A beautiful jetty, bridge or garden furniture set is made of wood. And these are usually made out of tropical hardwood, which can withstand the cruel outside world. It will last for years with a little maintenance.
Soft wood, from trees such as the pine and spruce, is much less resilient. Although it is increasingly used as an alternative building material in buildings (so-called cross laminated timber), outdoor applications of soft wood are not yet very popular because it is so much more maintenance-sensitive.

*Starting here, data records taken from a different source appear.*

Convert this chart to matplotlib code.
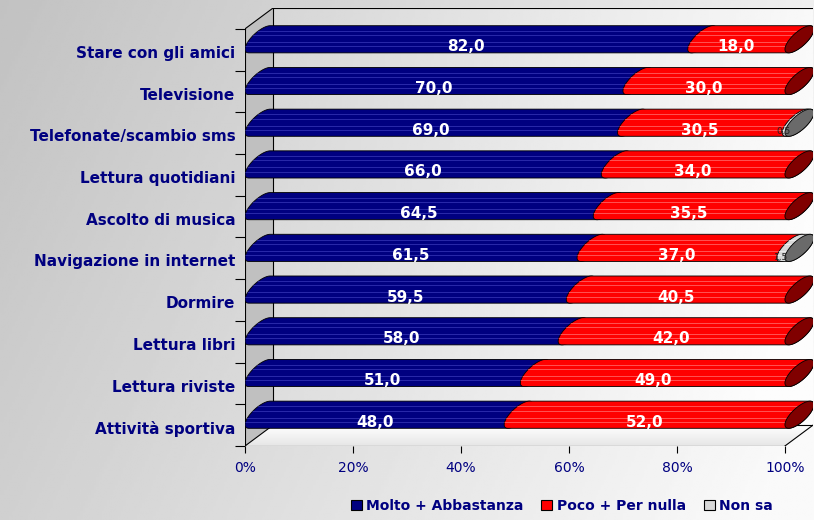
import numpy as np
import matplotlib
matplotlib.use("Agg")
import matplotlib.pyplot as plt
from matplotlib.patches import Polygon, Patch

# Data (rows from top to bottom)
categories = ["Stare con gli amici", "Televisione", "Telefonate/scambio sms",
              "Lettura quotidiani", "Ascolto di musica", "Navigazione in internet",
              "Dormire", "Lettura libri", "Lettura riviste", "Attività sportiva"]
molto = [82.0, 70.0, 69.0, 66.0, 64.5, 61.5, 59.5, 58.0, 51.0, 48.0]
poco = [18.0, 30.0, 30.5, 34.0, 35.5, 37.0, 40.5, 42.0, 49.0, 52.0]
non_sa = [0.0, 0.0, 0.5, 0.0, 0.0, 1.5, 0.0, 0.0, 0.0, 0.0]
series_names = ["Molto + Abbastanza", "Poco + Per nulla", "Non sa"]

# colours: body, stripe, end cap
body = ["#000080", "#ff0000", "#d8d8d8"]
stripe = ["#3030b0", "#ff6060", "#f0f0f0"]
cap = ["#000060", "#800000", "#6a6a6a"]
navy = "#000080"

# 3D look (in data units)
DX, DY = 5.2, 0.5          # depth offset of back wall
EX, EY, H = 2.68, 0.24, 0.22  # end-cap ellipse half vectors

fig = plt.figure(figsize=(8.14, 5.2), dpi=100)

# background gradient
bg = fig.add_axes([0, 0, 1, 1], zorder=-2)
gx, gy = np.meshgrid(np.linspace(0, 1, 300), np.linspace(0, 1, 200))
g = 0.76 + 0.22 * np.clip(0.8 * gx + 0.25 * gy, 0, 1)
bg.imshow(g, cmap="gray", vmin=0, vmax=1, aspect="auto", extent=(0, 1, 0, 1))
bg.axis("off")

ax = fig.add_axes([245 / 814, 74 / 520, 568 / 814, 438 / 520])
ax.set_xlim(0, 100 + DX)
ax.set_ylim(0, 10 + DY)
ax.patch.set_visible(False)
for s in ax.spines.values():
    s.set_visible(False)

# walls
wx, wy = np.meshgrid(np.linspace(0, 1, 200), np.linspace(0, 1, 100))
ax.imshow(0.84 + 0.15 * np.clip(wx * 0.9 + wy * 0.2, 0, 1), cmap="gray", vmin=0, vmax=1,
          aspect="auto", extent=(DX, 100 + DX, DY, 10 + DY), zorder=0)
ax.add_patch(Polygon([(0, 0), (0, 10), (DX, 10 + DY), (DX, DY)], closed=True,
                     facecolor="#c0c0c0", edgecolor="none", zorder=1))
floor = Polygon([(0, 0), (100, 0), (100 + DX, DY), (DX, DY)], closed=True,
                facecolor="none", edgecolor="none", zorder=1)
ax.add_patch(floor)
fi = ax.imshow(1 - 0.1 * wy, cmap="gray", vmin=0, vmax=1,
               aspect="auto", extent=(0, 100 + DX, 0, DY), zorder=1)
fi.set_clip_path(floor)
edges = [((0, 0), (0, 10)), ((0, 0), (100, 0)), ((0, 10), (DX, 10 + DY)),
         ((0, 0), (DX, DY)), ((100, 0), (100 + DX, DY)), ((DX, DY), (DX, 10 + DY)),
         ((DX, 10 + DY), (100 + DX, 10 + DY)), ((DX, DY), (100 + DX, DY))]
for p, q in edges:
    ax.plot([p[0], q[0]], [p[1], q[1]], color="black", lw=0.8, zorder=2)


def ellipse_pts(cx, yc, t0, t1, n=40):
    t = np.linspace(t0, t1, n)
    return np.column_stack([cx + EX * np.sin(t), yc + H * np.cos(t) + EY * np.sin(t)])


tt = np.arctan2(EY, H)
n = len(categories)
for i in range(n):
    k = n - 1 - i
    yc = k + 0.75
    vals = [molto[i], poco[i], non_sa[i]]
    start = 0.0
    last = max(j for j in range(3) if vals[j] > 0)
    for j, v in enumerate(vals):
        if v <= 0:
            continue
        ca, cb = start + EX, start + v + EX
        pts = np.vstack([ellipse_pts(ca, yc, tt, tt - np.pi),
                         ellipse_pts(cb, yc, tt - np.pi, tt - 2 * np.pi)])
        poly = Polygon(pts, closed=True, facecolor=body[j], edgecolor="black",
                       lw=0.6, zorder=3 + j)
        ax.add_patch(poly)
        for off in (-0.17, -0.07, 0.1, 0.2):
            ln, = ax.plot([0, 100 + DX], [yc + off, yc + off], color=stripe[j],
                          lw=0.6, zorder=3 + j)
            ln.set_clip_path(poly)
        if j == last:
            ax.add_patch(Polygon(ellipse_pts(cb, yc, 0, 2 * np.pi, 60), closed=True,
                                 facecolor=cap[j], edgecolor="black", lw=0.6, zorder=3 + j))
        lab = f"{v:.1f}".replace(".", ",")
        if j < 2:
            ax.text(start + v / 2, k + 0.57, lab, color="white", fontsize=11,
                    fontweight="bold", ha="center", va="center", zorder=10)
        else:
            ax.text(start + v / 2, k + 0.53, lab, color="#202020", fontsize=6.5,
                    ha="center", va="center", zorder=10)
        start += v

# ticks
ax.set_xticks(np.arange(0, 101, 20))
ax.set_xticklabels([f"{t}%" for t in range(0, 101, 20)])
ax.tick_params(axis="x", length=5, pad=6, colors="black", labelcolor=navy, labelsize=10)
ax.set_yticks(np.arange(0, 11))
ax.set_yticklabels([])
ax.set_yticks(np.arange(n) + 0.45, minor=True)
ax.set_yticklabels(categories[::-1], minor=True)
ax.tick_params(axis="y", which="major", length=7, colors="black")
ax.tick_params(axis="y", which="minor", length=0, pad=7, labelcolor=navy, labelsize=11)
for t in ax.get_yticklabels(minor=True):
    t.set_fontweight("bold")

handles = [Patch(facecolor=c, edgecolor="black", lw=0.8) for c in body]
fig.legend(handles, series_names, loc="center", bbox_to_anchor=(0.69, 0.027), ncol=3,
           frameon=False, handlelength=0.8, handleheight=0.8, handletextpad=0.3,
           columnspacing=1.3, prop={"weight": "bold", "size": 10}, labelcolor=navy)

fig.savefig("out.png", dpi=100)
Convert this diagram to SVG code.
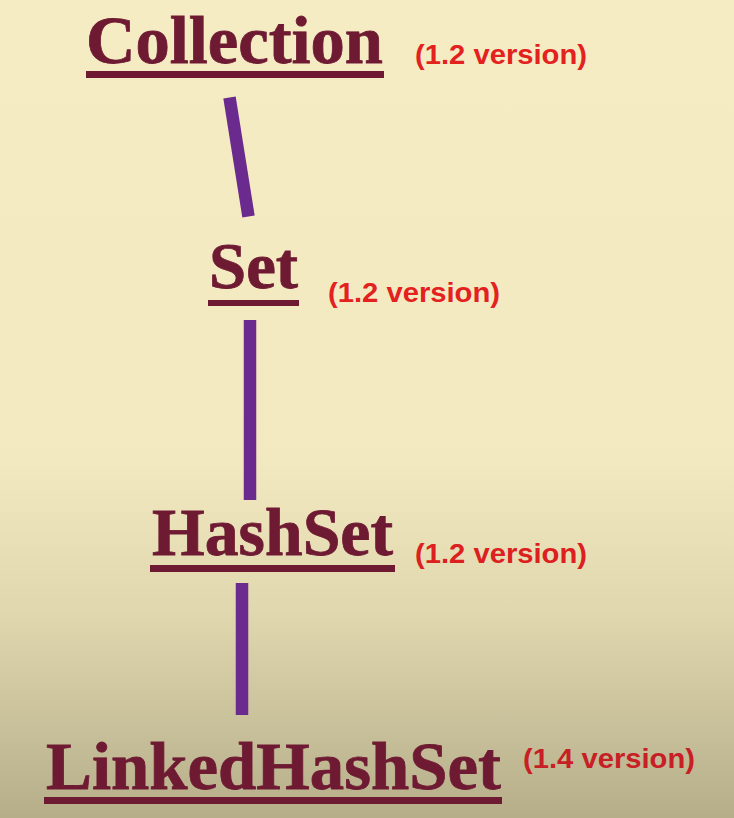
<svg xmlns="http://www.w3.org/2000/svg" width="734" height="818" viewBox="0 0 734 818">
<defs>
<linearGradient id="bg" x1="0" y1="0" x2="0" y2="1">
<stop offset="0" stop-color="#F6ECC4"/>
<stop offset="0.56" stop-color="#F3E9C0"/>
<stop offset="0.75" stop-color="#E0D7AF"/>
<stop offset="1" stop-color="#B5AE89"/>
</linearGradient>
<style>
.name{font-family:"Liberation Serif","Times New Roman",serif;font-weight:bold;fill:#6E1A32;stroke:#6E1A32;stroke-width:0.8}
.ver{font-family:"Liberation Sans",Arial,sans-serif;font-weight:bold;font-size:28px;fill:#E3211F}
.ul{fill:#6E1A32}
.conn{stroke:#6B2A8E;stroke-width:12.5;stroke-linecap:butt;fill:none}
</style>
</defs>
<rect x="0" y="0" width="734" height="818" fill="url(#bg)"/>
<g id="connectors">
<line class="conn" x1="229.5" y1="97.5" x2="248.5" y2="216.5"/>
<line class="conn" x1="250" y1="320" x2="250" y2="500"/>
<line class="conn" x1="242" y1="583" x2="242" y2="715"/>
</g>
<g id="collection">
<text class="name" x="86" y="63" font-size="68" textLength="297" lengthAdjust="spacingAndGlyphs">Collection</text>
<rect class="ul" x="86" y="71" width="298" height="7"/>
<text class="ver" x="415" y="64" textLength="172" lengthAdjust="spacingAndGlyphs">(1.2 version)</text>
</g>
<g id="set">
<text class="name" x="209" y="288" font-size="66" textLength="89" lengthAdjust="spacingAndGlyphs">Set</text>
<rect class="ul" x="208" y="300" width="91" height="6"/>
<text class="ver" x="328" y="302" textLength="172" lengthAdjust="spacingAndGlyphs">(1.2 version)</text>
</g>
<g id="hashset">
<text class="name" x="152" y="555" font-size="68" textLength="241" lengthAdjust="spacingAndGlyphs">HashSet</text>
<rect class="ul" x="150" y="565" width="245" height="7"/>
<text class="ver" x="415" y="563" textLength="172" lengthAdjust="spacingAndGlyphs" style="fill:#DC2020">(1.2 version)</text>
</g>
<g id="linkedhashset">
<text class="name" x="46" y="789" font-size="68" textLength="455" lengthAdjust="spacingAndGlyphs">LinkedHashSet</text>
<rect class="ul" x="44" y="797" width="458" height="7"/>
<text class="ver" x="523" y="768" textLength="172" lengthAdjust="spacingAndGlyphs" style="fill:#C81E26">(1.4 version)</text>
</g>
</svg>
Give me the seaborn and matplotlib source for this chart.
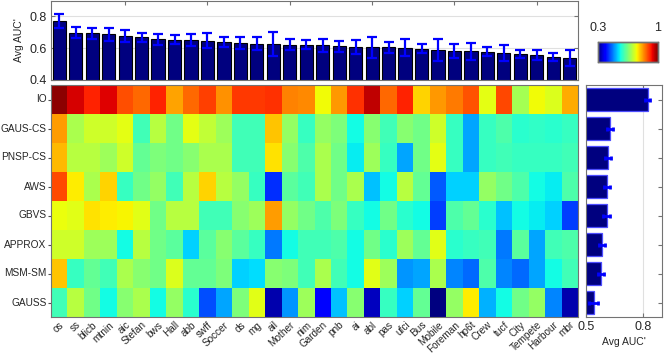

Mixture from natural materials & treatments
Norwegian company Kenoby[1] has a solution. They take planks of soft wood and dip them in a mixture. In the process, a liquid byproduct of the sugar industry, furfuryl alcohol, is used to treat the wood. Using pressure, vacuum and heat treatment, the liquid transforms to furan resin and is tied together with the cell structure of the wood in order to improve the wood's abilities permanently. So no aggressive chemicals. The result: wood that is 50 percent stronger than before the treatment. And with that it is suddenly suitable as a scaffold or garden. The technology has been described in multiple articles in media such as CNN, BBC, The Economist and Financial Times.[2]
The idea caught the attention of investors. CNBC Business has listed Kebony as one of Europe's 25 most creative companies. Two companies have put 30 million[3] into Kebony. In doing so, the company mainly wants to become better known and attract new customers all over the world. In the first half of 2021, the company achieved sales that were 23 percent higher than the year before, which makes it seem like they have found a gap in the market.
Growing CO2-neutral wood
It is well known that hardwood can be bad for the environment; especially if there is no hallmark on the wood. But it is often also more expensive than softwood, because the deciduous trees from the tropics grow relatively slowly, and time is money. Coniferous trees, on the other hand, grow quite quickly. Moreover, these are relatively easy to grow sustainably. It is even possible to source most of the wood locally from the large forests in Scandinavia. By carefully replanting and protecting, the wood becomes completely circular - and it captures CO2.
Source
MARC SEIJLHOUWER, Nieuwe techniek uit Noorwegen zorgt ervoor dat we het regenwoud niet hoeven te kappen voor hout, in: Change Inc, 04 -11- 2021, Nieuwe techniek uit Noorwegen zorgt ervoor dat we het regenwoud niet hoeven te kappen voor hout | Change Inc.
[1] Kebony is a Norwegian wood producer. The company has its roots in Wood Polymer Technologies (WPT), which was founded in 1996 and changed its name to Kebony in 2007. Kebony has a factory in Skien (Norway) and offices in Oslo (Norway). Company | Kebony [2] https://en.wikipedia.org/wiki/Kebony [3] Kebony’s EUR 30 million financing round was led by Jolt Capital and Lightrock, who will join longstanding Kebony shareholders such as Goran, MVP, FPIM, PMV and Investinor, of which the latter two will remain represented on the Board of Directors. The capital injection will expand and accelerate Kebony’s growth initiatives in core markets in Europe and the US. The funding will enable Kebony to further penetrate a EUR 3 billion market, and leverage the underlying megatrends of producing sustainable materials for the residential and non-residential construction industries.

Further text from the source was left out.